Berry Global Inc., which noted it's one of the largest U.S. producers of plastic goods, told USTR that the typical U.S. mold shop is significantly smaller, usually with 15 to 40 employees. That often makes U.S. shops more expensive, it said.
"In China, the typical operation has from several hundred employees to more than a thousand. There simply is significantly more capacity in China than in the U.S.," Berry said. "U.S. mold producers have not achieved economies of scale by increasing production and lowering costs to its customers."
Berry was asking for an "extended exclusion" for itself from the tariffs, including for its newly acquired Chinese mold making operation that came with its purchase of RPC Group in mid-2019.
"It has been impractical to source molds entirely from U.S. producers without putting the company's business at high risk," Berry said, arguing that meeting needs of its customers requires access to China's mold making industry.
Other large manufacturers made similar arguments.
Royal Appliance Manufacturing Co., for example, said it "relies heavily" on Chinese molds to keep its U.S. manufacturing competitive, including for its 100 employees in its injection molding department.
Automotive molder Forteq North America Inc., as well, said molds from a factory it owns in China keep U.S. operations competitive for the Switzerland-based firm.
"If the tariffs on the molds are reinstated, Forteq America's parent company may determine that it is cost-beneficial to move manufacturing out of the U.S. to another Forteq company worldwide," it said. "This will result in the loss of manufacturing jobs in the U.S."
Sourcing more molds in the U.S. is possible, but it can take years to fully execute the switch, given the size of the supply base in China, according to a detailed filing from Yanfeng U.S. Automotive Interior Systems LLC.
The company, which was granted 94 separate tariff exclusions for molds last year, said it had "some success" relocating production of 12-14 molds to lower-capacity shops in the U.S. in the last year, and is looking at more.
"However, even if these continued efforts are successful, YFAI will still require several years before any sourcing will match YFAI's current supplier data base and capacity in China," the company said.
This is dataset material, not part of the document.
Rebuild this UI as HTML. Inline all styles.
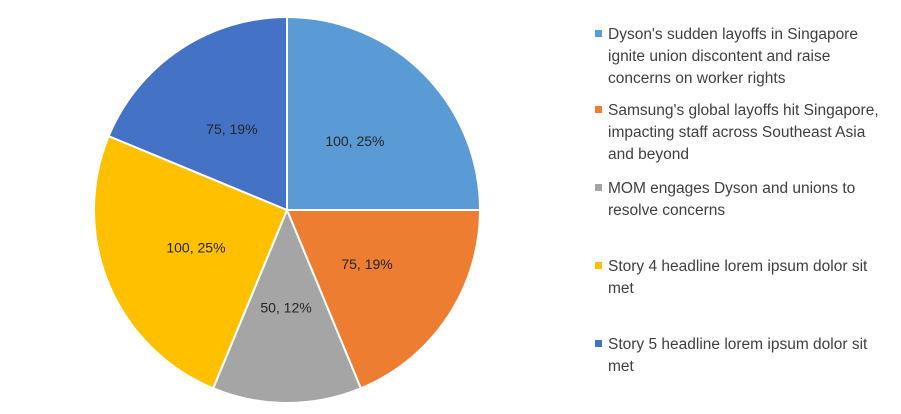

It asked to continue its specific exclusions.
Other U.S. firms, including Mack Molding Co., powersports vehicle maker Polaris Industries Inc. and Stanley Black & Decker Inc., also pushed for their mold imports to be exempted from tariffs. Mack noted it was unable to recover nearly $100,000 in tariffs it paid.
Larger Canadian deficits
AMBA argued that U.S. mold buyers have good alternatives to China, either domestically or from other countries like Canada, and it said it welcomed the Trump administration working to address structural challenges in China's economy "long overlooked by previous administrations."
It told USTR it was concerned that too many companies are seeking tariff exemptions based on price "and have not made significant efforts to identify U.S. or third-country alternatives, which are readily available."
Citing a survey from consulting firm Harbour Results Inc., it said 60 percent of U.S. mold building companies reported losing more business in 2019 to low-cost countries compared to previous years.
While the tariff fight focuses on China, industry data shows that Canada is a much larger source of imported injection molds.
AMBA said in its filing that for 2019 through September, the U.S. imported $685.2 million worth of injection molds from Canada, more than double the $281.3 million imported from China. The gap was similar in prior years.
AMBA noted that the U.S. has a $376 million trade deficit with China in injection molds, up from $103 million in 2007.
But other industry figures show that the U.S.'s trade deficit with Canada in molds is much higher. The plastics industry had a global deficit in molds of $1.7 billion last year, with Canada accounting for $935 million of that, according to the Plastics Industry Association.
While AMBA did not address the Canadian deficit in its filing, one mold making firm, Elba Tool Co. Inc. in Bloomingdale, Ill., labeled both countries' threats. It told USTR the differences between the U.S. and Canadian dollars cost it business.
"The playing fields in the Chinese and Canadian arenas must be brought back into balance," Elba said.